[MATERIAL]

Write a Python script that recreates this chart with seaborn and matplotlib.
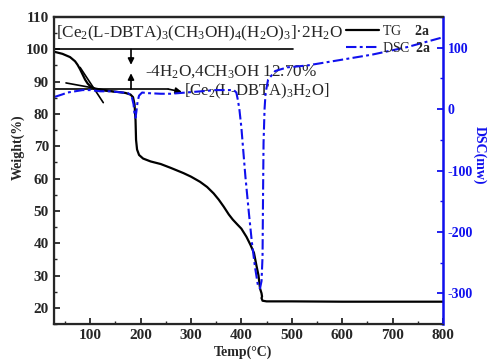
import numpy as np
import pandas as pd
import matplotlib
matplotlib.use("Agg")
import matplotlib.pyplot as plt
import seaborn as sns
from matplotlib.lines import Line2D

# TG curve (weight %)
tg_temp = [30, 45, 60, 70, 75, 80, 85, 90, 95, 100, 110, 130, 150, 170, 180, 185,
           188, 190, 191, 193, 197, 205, 220, 240, 260, 285, 300, 318, 332, 345,
           355, 365, 375, 383, 392, 400, 410, 418, 425, 430, 434, 437, 440, 441,
           440, 442, 450, 500, 600, 700, 800]
tg_weight = [99.2, 98.6, 97.6, 96.3, 95.2, 93.8, 92.2, 90.6, 89.4, 88.6, 87.7, 87.2,
             86.9, 86.5, 86.0, 85.2, 83.0, 78.0, 72.0, 69.0, 67.3, 66.2, 65.3, 64.5,
             63.3, 61.7, 60.6, 59.0, 57.4, 55.4, 53.5, 51.3, 48.9, 47.3, 45.8, 44.5,
             42.0, 39.5, 37.0, 33.0, 30.0, 26.0, 24.5, 23.5, 23.0, 22.2, 22.0, 22.0,
             21.9, 21.9, 21.9]

# DSC curve (mw)
dsc_temp = [30, 45, 55, 70, 85, 100, 120, 140, 165, 175, 182, 186, 188, 190, 192,
            194, 197, 203, 215, 240, 260, 290, 320, 350, 385, 390, 393, 396, 400,
            408, 415, 421, 427, 433, 437, 440, 442, 443, 444, 446, 448, 453, 467,
            491, 530, 596, 661, 729, 800]
dsc_value = [20, 24, 27, 29, 31, 31, 29, 29, 27, 26, 22, 8, -8, -14, -2, 12, 22, 27,
             26, 25, 25, 27, 29, 31, 31, 27, 15, 0, -30, -110, -170, -218, -257,
             -288, -292, -280, -240, -140, -55, 0, 26, 48, 62, 68, 71, 80, 89, 101, 117]

tg_df = pd.DataFrame({"Temp": tg_temp, "Weight": tg_weight})
dsc_df = pd.DataFrame({"Temp": dsc_temp, "DSC": dsc_value})

sns.set_style("ticks")
plt.rcParams["font.family"] = ["Liberation Serif", "DejaVu Serif"]
plt.rcParams["mathtext.fontset"] = "custom"
plt.rcParams["mathtext.rm"] = "Liberation Serif"
plt.rcParams["mathtext.it"] = "Liberation Serif:italic"
plt.rcParams["mathtext.bf"] = "Liberation Serif:bold"
plt.rcParams["axes.unicode_minus"] = False

blue = "#1010ee"
dashdot = (0, (5, 1.6, 1.4, 1.6))

fig = plt.figure(figsize=(4.9, 3.62), dpi=100)
ax = fig.add_axes([0.110, 0.105, 0.794, 0.848])
ax2 = ax.twinx()

sns.lineplot(data=tg_df, x="Temp", y="Weight", ax=ax, color="black", lw=1.6,
             sort=False, estimator=None)
sns.lineplot(data=dsc_df, x="Temp", y="DSC", ax=ax2, color=blue, lw=1.5,
             linestyle=dashdot, sort=False, estimator=None)

ax.set_xlim(28, 800)
ax.set_ylim(15, 110)
ax2.set_ylim(-350, 150)
ax.set_xticks(range(100, 801, 100))
ax.set_xticks(range(50, 801, 50), minor=True)
ax.set_yticks(range(20, 111, 10))
ax.set_yticks(range(15, 111, 5), minor=True)
ax2.set_yticks([-300, -200, -100, 0, 100])
ax2.set_yticks(range(-350, 151, 50), minor=True)

for a in (ax, ax2):
    a.tick_params(which="major", direction="in", length=4, width=1.3)
    a.tick_params(which="minor", direction="in", length=2.5, width=1.0)
ax.tick_params(labelsize=11)
ax2.tick_params(axis="y", which="both", colors=blue, labelsize=10)
for lab in ax.get_xticklabels() + ax.get_yticklabels() + ax2.get_yticklabels():
    lab.set_fontweight("bold")

for s in ("left", "bottom", "top"):
    ax.spines[s].set_linewidth(1.6)
ax2.spines["right"].set_color(blue)
ax2.spines["right"].set_linewidth(1.8)
ax2.spines["top"].set_linewidth(1.6)

ax.set_xlabel("Temp(°C)", fontsize=10, fontweight="bold")
ax.xaxis.set_label_coords(0.486, -0.07)
ax.set_ylabel("Weight(%)", fontsize=10, fontweight="bold", va="center")
ax.yaxis.set_label_coords(-0.0925, 0.577)
ax2.set_ylabel("DSC(mw)", fontsize=10, fontweight="bold", color=blue,
               rotation=270, va="center", ha="center")
ax2.yaxis.set_label_coords(1.095, 0.55)

# tangent lines and annotations
ax.plot([80, 126], [94.4, 83.5], color="black", lw=1.2)
ax.plot([52, 150], [89.6, 86.8], color="black", lw=1.2)
ax.plot([28, 503], [100, 100], color="black", lw=1.2)
ax.plot([28, 255], [87.7, 87.7], color="black", lw=1.2)
arrow = dict(arrowstyle="-|>", color="black", lw=1.2, mutation_scale=9,
             shrinkA=0, shrinkB=0)
ax.annotate("", xy=(282, 86.8), xytext=(255, 87.7), arrowprops=arrow)
ax.annotate("", xy=(181, 95.2), xytext=(181, 100), arrowprops=arrow)
ax.annotate("", xy=(181, 92.6), xytext=(181, 87.7), arrowprops=arrow)

ax.text(33, 105, r"[Ce$_2$(L-DBTA)$_3$(CH$_3$OH)$_4$(H$_2$O)$_3$]·2H$_2$O",
        fontsize=12.3, va="center", ha="left")
ax.text(208, 93.2, r"-4H$_2$O,4CH$_3$OH 12.70%", fontsize=12.3, va="center")
ax.text(287, 86.9, r"[Ce$_2$(L-DBTA)$_3$H$_2$O]", fontsize=12, va="center")

handles = [Line2D([], [], color="black", lw=1.6),
           Line2D([], [], color=blue, lw=1.5, linestyle=dashdot)]
labels = [r"TG    $\mathbf{2a}$", r"DSC  $\mathbf{2a}$"]
fig.legend(handles, labels, loc="upper left",
           bbox_to_anchor=(343 / 490, 1 - 21 / 362),
           frameon=False, fontsize=10, handlelength=2.4, handletextpad=0.2,
           labelspacing=0.25, borderaxespad=0, borderpad=0.2)

fig.savefig("out.png", dpi=100)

[GIVEN REQUEST] Repeat the listing above exactly from its first line to the line containing "21.9, 21.9, 21.9]", both included, and omit the pictures.

[RESPONSE BELOW]
Write a Python script that recreates this chart with seaborn and matplotlib.
import numpy as np
import pandas as pd
import matplotlib
matplotlib.use("Agg")
import matplotlib.pyplot as plt
import seaborn as sns
from matplotlib.lines import Line2D

# TG curve (weight %)
tg_temp = [30, 45, 60, 70, 75, 80, 85, 90, 95, 100, 110, 130, 150, 170, 180, 185,
           188, 190, 191, 193, 197, 205, 220, 240, 260, 285, 300, 318, 332, 345,
           355, 365, 375, 383, 392, 400, 410, 418, 425, 430, 434, 437, 440, 441,
           440, 442, 450, 500, 600, 700, 800]
tg_weight = [99.2, 98.6, 97.6, 96.3, 95.2, 93.8, 92.2, 90.6, 89.4, 88.6, 87.7, 87.2,
             86.9, 86.5, 86.0, 85.2, 83.0, 78.0, 72.0, 69.0, 67.3, 66.2, 65.3, 64.5,
             63.3, 61.7, 60.6, 59.0, 57.4, 55.4, 53.5, 51.3, 48.9, 47.3, 45.8, 44.5,
             42.0, 39.5, 37.0, 33.0, 30.0, 26.0, 24.5, 23.5, 23.0, 22.2, 22.0, 22.0,
             21.9, 21.9, 21.9]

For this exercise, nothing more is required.